- _Work required_: As an exercise in exact copying, transcribe the lines below from the one holding "Rebuild this diagram" through the last, with both ends included and pictures left out.

- _Material_:
* begin *

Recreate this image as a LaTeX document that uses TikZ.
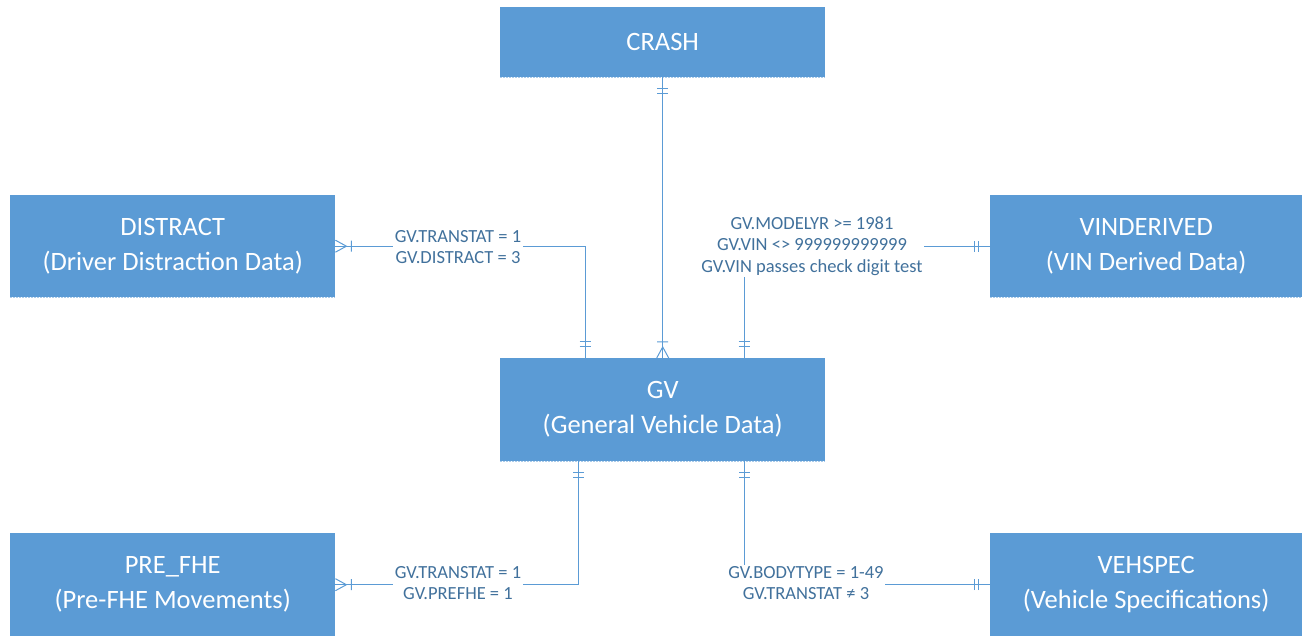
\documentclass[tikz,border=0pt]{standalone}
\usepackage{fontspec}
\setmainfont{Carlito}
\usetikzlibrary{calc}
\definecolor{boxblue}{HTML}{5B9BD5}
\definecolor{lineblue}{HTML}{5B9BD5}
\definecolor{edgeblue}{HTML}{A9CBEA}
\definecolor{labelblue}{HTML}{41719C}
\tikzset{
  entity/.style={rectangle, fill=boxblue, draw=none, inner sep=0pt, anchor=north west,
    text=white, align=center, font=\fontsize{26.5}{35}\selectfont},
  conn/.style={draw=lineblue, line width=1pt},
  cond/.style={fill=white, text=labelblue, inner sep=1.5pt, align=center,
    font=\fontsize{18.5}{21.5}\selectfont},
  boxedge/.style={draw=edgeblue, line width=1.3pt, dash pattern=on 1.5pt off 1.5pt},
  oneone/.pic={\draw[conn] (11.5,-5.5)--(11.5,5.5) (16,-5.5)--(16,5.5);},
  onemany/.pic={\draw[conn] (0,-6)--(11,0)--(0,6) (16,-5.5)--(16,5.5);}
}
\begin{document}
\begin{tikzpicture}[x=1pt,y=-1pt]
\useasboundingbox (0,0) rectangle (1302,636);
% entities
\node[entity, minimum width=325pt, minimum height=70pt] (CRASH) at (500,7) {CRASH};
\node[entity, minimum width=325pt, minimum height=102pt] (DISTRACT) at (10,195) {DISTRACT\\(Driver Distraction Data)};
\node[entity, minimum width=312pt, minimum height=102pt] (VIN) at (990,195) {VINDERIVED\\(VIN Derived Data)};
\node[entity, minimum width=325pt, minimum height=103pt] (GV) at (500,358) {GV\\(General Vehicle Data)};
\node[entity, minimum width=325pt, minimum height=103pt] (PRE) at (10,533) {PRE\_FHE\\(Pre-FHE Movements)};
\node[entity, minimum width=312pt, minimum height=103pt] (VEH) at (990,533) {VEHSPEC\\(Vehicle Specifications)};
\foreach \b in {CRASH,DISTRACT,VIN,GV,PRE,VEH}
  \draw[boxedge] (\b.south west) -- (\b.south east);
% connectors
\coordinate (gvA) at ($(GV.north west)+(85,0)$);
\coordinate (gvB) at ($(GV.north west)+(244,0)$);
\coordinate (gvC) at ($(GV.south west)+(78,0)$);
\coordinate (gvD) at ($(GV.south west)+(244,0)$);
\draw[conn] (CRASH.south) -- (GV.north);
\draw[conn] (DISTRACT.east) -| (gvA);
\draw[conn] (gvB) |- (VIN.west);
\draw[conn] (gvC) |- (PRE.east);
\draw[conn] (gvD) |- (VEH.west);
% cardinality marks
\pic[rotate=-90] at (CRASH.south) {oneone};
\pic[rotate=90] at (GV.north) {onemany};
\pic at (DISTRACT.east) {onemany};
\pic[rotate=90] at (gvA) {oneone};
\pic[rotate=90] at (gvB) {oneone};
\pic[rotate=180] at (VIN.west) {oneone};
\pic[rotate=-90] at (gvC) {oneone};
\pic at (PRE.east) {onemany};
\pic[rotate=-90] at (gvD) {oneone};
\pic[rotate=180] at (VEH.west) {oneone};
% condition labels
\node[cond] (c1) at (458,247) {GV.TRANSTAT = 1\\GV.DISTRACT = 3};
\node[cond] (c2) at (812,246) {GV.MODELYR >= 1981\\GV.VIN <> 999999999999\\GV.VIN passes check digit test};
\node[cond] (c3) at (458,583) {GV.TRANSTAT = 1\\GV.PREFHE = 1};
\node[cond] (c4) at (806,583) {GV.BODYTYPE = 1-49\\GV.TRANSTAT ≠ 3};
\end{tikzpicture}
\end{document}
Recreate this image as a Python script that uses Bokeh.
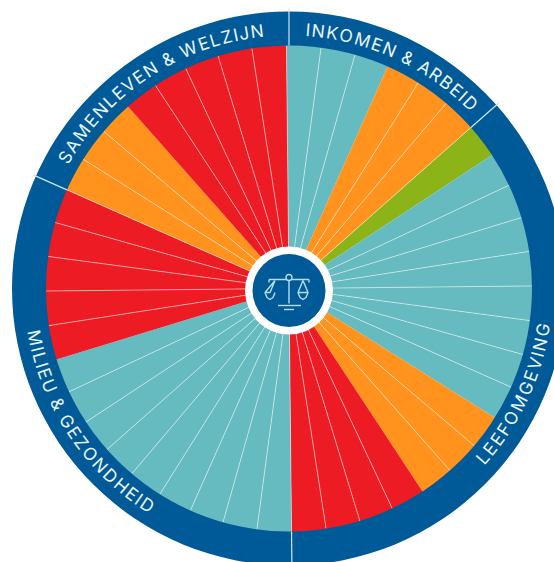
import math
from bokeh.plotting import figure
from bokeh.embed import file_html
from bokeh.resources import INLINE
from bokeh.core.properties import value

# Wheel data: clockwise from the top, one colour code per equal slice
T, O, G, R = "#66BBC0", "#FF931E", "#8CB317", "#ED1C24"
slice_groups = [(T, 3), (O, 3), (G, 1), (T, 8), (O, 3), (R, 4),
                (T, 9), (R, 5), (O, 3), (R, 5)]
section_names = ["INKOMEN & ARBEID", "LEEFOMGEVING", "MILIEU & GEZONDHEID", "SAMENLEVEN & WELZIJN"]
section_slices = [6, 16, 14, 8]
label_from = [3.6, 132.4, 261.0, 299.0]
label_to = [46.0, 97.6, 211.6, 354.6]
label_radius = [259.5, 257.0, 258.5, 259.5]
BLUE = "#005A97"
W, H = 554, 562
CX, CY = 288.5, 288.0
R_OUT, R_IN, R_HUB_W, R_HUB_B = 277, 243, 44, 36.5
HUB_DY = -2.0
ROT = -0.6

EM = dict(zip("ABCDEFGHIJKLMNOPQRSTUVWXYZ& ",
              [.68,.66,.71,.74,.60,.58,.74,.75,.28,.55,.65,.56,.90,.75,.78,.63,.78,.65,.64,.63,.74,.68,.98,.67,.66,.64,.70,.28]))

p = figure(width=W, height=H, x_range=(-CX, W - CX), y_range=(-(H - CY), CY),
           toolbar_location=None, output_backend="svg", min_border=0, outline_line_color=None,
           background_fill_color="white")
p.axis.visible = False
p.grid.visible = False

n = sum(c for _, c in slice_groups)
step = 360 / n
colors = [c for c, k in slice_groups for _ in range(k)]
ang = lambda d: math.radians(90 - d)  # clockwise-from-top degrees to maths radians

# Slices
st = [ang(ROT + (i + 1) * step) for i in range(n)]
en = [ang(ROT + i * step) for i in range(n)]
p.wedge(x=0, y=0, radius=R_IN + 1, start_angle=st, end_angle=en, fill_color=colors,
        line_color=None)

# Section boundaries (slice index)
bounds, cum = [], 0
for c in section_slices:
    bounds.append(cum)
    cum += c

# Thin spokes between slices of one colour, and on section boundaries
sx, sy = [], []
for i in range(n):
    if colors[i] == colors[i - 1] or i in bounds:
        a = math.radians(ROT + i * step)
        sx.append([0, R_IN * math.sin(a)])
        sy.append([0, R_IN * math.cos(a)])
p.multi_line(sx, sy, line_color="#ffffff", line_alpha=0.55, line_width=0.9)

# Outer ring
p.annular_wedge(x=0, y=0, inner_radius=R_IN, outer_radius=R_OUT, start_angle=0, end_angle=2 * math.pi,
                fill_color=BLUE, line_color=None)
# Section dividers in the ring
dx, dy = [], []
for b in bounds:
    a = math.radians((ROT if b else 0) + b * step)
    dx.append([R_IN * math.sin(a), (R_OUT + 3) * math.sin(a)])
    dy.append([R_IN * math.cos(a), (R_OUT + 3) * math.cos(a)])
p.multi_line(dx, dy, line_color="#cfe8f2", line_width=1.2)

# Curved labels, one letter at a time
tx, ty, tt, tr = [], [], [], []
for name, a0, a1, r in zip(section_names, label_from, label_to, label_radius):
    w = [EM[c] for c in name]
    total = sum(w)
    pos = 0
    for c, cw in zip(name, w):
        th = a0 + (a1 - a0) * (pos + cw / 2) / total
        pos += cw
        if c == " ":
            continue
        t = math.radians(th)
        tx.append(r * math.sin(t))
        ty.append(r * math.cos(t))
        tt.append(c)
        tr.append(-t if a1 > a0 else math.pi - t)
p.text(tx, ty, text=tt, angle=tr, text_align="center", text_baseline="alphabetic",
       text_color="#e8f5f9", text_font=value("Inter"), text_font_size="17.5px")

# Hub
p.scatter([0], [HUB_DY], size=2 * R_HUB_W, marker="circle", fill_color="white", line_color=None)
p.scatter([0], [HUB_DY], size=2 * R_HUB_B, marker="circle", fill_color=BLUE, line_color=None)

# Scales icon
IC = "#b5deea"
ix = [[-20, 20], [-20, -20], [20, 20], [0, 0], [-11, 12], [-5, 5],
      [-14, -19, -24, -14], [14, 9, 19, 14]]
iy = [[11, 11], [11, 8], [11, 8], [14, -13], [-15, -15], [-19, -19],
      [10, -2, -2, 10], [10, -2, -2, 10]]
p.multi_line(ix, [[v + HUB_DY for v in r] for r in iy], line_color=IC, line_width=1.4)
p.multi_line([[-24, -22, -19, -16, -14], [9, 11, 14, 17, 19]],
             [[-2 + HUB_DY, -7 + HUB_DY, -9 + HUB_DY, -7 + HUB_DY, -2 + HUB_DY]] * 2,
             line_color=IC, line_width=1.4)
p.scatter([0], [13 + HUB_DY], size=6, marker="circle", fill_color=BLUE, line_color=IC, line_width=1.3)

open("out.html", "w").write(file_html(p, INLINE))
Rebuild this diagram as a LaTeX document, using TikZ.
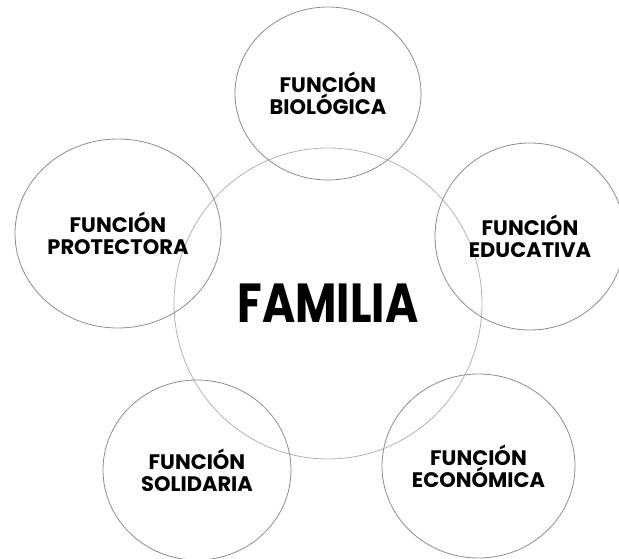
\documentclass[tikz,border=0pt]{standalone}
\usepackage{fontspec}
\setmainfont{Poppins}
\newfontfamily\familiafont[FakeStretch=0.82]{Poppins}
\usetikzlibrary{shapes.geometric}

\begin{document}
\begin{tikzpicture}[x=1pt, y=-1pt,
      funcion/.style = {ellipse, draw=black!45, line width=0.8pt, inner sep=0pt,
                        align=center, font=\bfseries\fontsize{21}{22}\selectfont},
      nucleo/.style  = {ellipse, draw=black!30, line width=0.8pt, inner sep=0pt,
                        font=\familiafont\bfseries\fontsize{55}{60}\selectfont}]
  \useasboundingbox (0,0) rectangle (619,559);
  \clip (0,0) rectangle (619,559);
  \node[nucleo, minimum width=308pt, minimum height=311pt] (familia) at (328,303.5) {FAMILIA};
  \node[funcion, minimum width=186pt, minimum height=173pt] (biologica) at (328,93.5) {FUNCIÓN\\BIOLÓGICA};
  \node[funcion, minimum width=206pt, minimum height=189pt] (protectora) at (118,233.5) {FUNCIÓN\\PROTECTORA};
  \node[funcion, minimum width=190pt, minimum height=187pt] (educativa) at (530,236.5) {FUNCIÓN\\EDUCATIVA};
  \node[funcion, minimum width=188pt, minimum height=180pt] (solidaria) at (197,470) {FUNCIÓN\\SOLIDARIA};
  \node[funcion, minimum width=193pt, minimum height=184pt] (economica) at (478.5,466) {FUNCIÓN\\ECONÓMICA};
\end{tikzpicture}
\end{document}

* end *

- _Problem solution_:
Rebuild this diagram as a LaTeX document, using TikZ.
\documentclass[tikz,border=0pt]{standalone}
\usepackage{fontspec}
\setmainfont{Poppins}
\newfontfamily\familiafont[FakeStretch=0.82]{Poppins}
\usetikzlibrary{shapes.geometric}

\begin{document}
\begin{tikzpicture}[x=1pt, y=-1pt,
      funcion/.style = {ellipse, draw=black!45, line width=0.8pt, inner sep=0pt,
                        align=center, font=\bfseries\fontsize{21}{22}\selectfont},
      nucleo/.style  = {ellipse, draw=black!30, line width=0.8pt, inner sep=0pt,
                        font=\familiafont\bfseries\fontsize{55}{60}\selectfont}]
  \useasboundingbox (0,0) rectangle (619,559);
  \clip (0,0) rectangle (619,559);
  \node[nucleo, minimum width=308pt, minimum height=311pt] (familia) at (328,303.5) {FAMILIA};
  \node[funcion, minimum width=186pt, minimum height=173pt] (biologica) at (328,93.5) {FUNCIÓN\\BIOLÓGICA};
  \node[funcion, minimum width=206pt, minimum height=189pt] (protectora) at (118,233.5) {FUNCIÓN\\PROTECTORA};
  \node[funcion, minimum width=190pt, minimum height=187pt] (educativa) at (530,236.5) {FUNCIÓN\\EDUCATIVA};
  \node[funcion, minimum width=188pt, minimum height=180pt] (solidaria) at (197,470) {FUNCIÓN\\SOLIDARIA};
  \node[funcion, minimum width=193pt, minimum height=184pt] (economica) at (478.5,466) {FUNCIÓN\\ECONÓMICA};
\end{tikzpicture}
\end{document}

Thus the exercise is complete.